Thursday 26 March 2015

Mark Duggan Lawfully Shot

It comes as no surprise whatsoever that the career criminal Mark Duggan was shot and killed quite lawfully, by armed police officers. There doesn't seem to be a situation in which our superb police ever shoot people wrongly.

Sure there have been completely innocent people shot, and the deranged man with a gun, shot to hurry things up, and the baddies who should have had a gun, though on this occasion didn't, but they were all shot with the best intentions and purest of motives.

Mark Duggan put himself in harms way when he devoted himself to a life of violent crime. The police killed him, but it could so easily have been another gang, or a street argument. He chose to play with fire and he got burnt.

I don't have a huge amount of sympathy that he found himself in front of armed police and I'm not that concerned that he was shot. I am however, always concerned that our police do things the right way and for the right reasons. Usually these days you can assume they won't. Firearms officers really do not need to be in that kind of culture.

I understand that people like the Met Commissioner are probably too dim to understand the consequences down the line of their inept, ideology driven version of policing. But in a free society (which clearly he despises) we demand better.

So, my problem, as ever is the IPCC and their protection racket and the way armed police deploy, act, are led and when they fire their weapons. With the Duggan case, the main issue for the IPCC to gloss over is the actual shooting, most of the rest is self evidently easily supported.

The summary is this; the police knew Duggan was involved in using firearms, they knew on this day he was going to acquire a firearm. They even seem to be aware that this fatal cab journey was to pick up a gun. So a team of firearms officers (CO19) was scrambled to intercept him.

They decided to use a tactic known as 'hard stop', which involves blocking in the vehicle a target is in with police cars and apprehending the suspect at gunpoint. When you know where he is going, I'm not entirely sure you need to do this, but it is what they decided on. I would think the best way to apprehend someone would be to present them, in a calm situation with a fait accompli. They are caught, by armed police and only the terminally insane would then react.

The best way to get an unpredictable result I would guess would be to surprise and disorient an armed man. He is likely to make an instinctive self preservation movement that may include firing a weapon (in defence as he would see it), to run, or to dispose of the weapon. He may, calmly stop what he is doing and raise his hands. Though that is akin to not jumping when someone pops a balloon.

Duggan looked to escape (his police profile refers to him as an escaper, that is, someone liable to try to escape). So the entirely unforeseen action of Duggan exiting the vehicle no doubt increased the tension in the police officers. As the lead car was blocking the pavement and with a wall and railings alongside, Duggan could only run in the direction of two police cars behind the taxi.

At this point, the police allege, Duggan reached inside his jacket and produced a gun, which he was raising when one of the officers fired two shots. One of these rounds proved fatal to Duggan and also struck a police officer. The sort of thing that happens when you surround someone and start shooting. Possibly better to deploy with tactical forethought but hey, ideal worlds and all that.

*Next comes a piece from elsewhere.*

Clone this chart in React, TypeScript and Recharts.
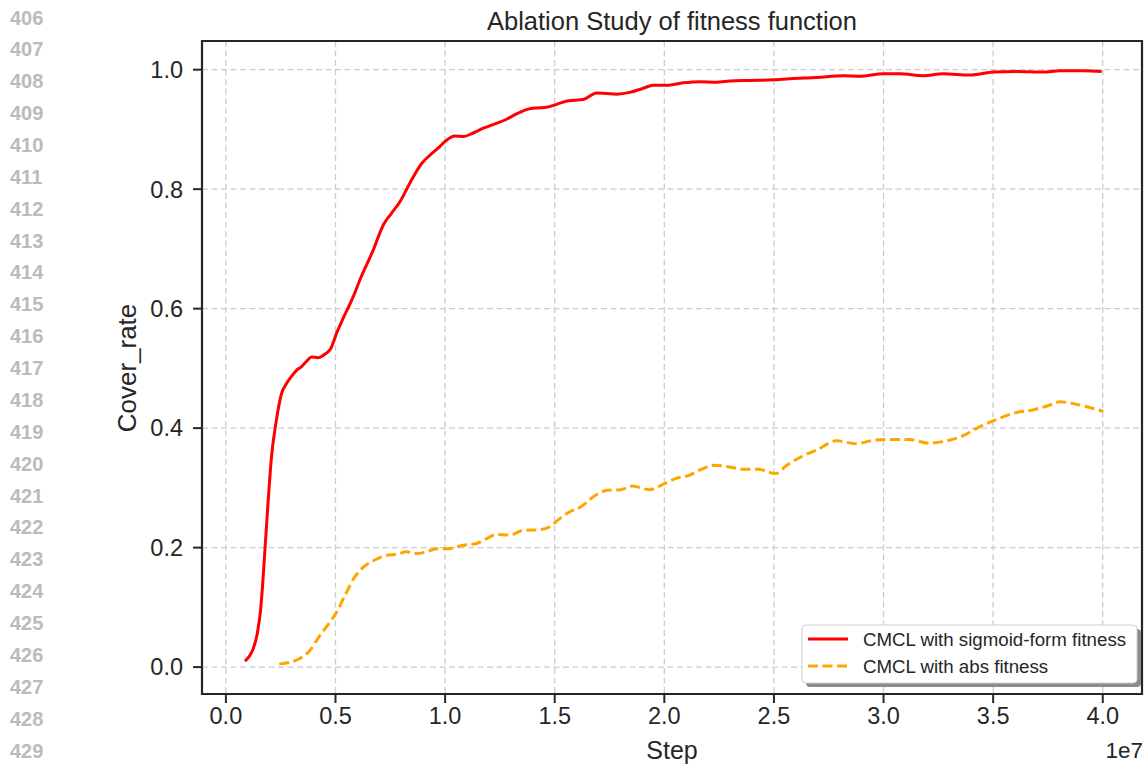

The report has the officer saying he could see the gun and that it was being raised towards him. Now I don't care if Duggan was going to throw it away or whatever, that alone would justify opening fire. You know he has a gun, there it is, fire.

Only, the photo of the weapon as found 4.35 metres from the taxi is a picture of a sock. Because the gun was in a sock. So if the officer had said 'I saw him reach for and produce a sock' that would have been factually accurate. But he said he saw a gun. This is a bit of semantics as I accept that the intelligence was good and in the split second and with the suspect moving, he should expect to get shot. Gun, gun in a sock, it doesn't matter.

But the report presses many areas on detail, yet here it accepts the officer saw a gun. Which didn't then just drop to the ground apparently. And a police officer caught Duggan before he hit the ground too. Which suggests even further than he was unlikely to escape, so close were they.

Mark Duggan is dead for two reasons. Firstly because he chose to become involved in criminal behaviour with firearms, but also due to the faulty tactics of our armed police. And the report makes clear that neither the police nor the IPCC care.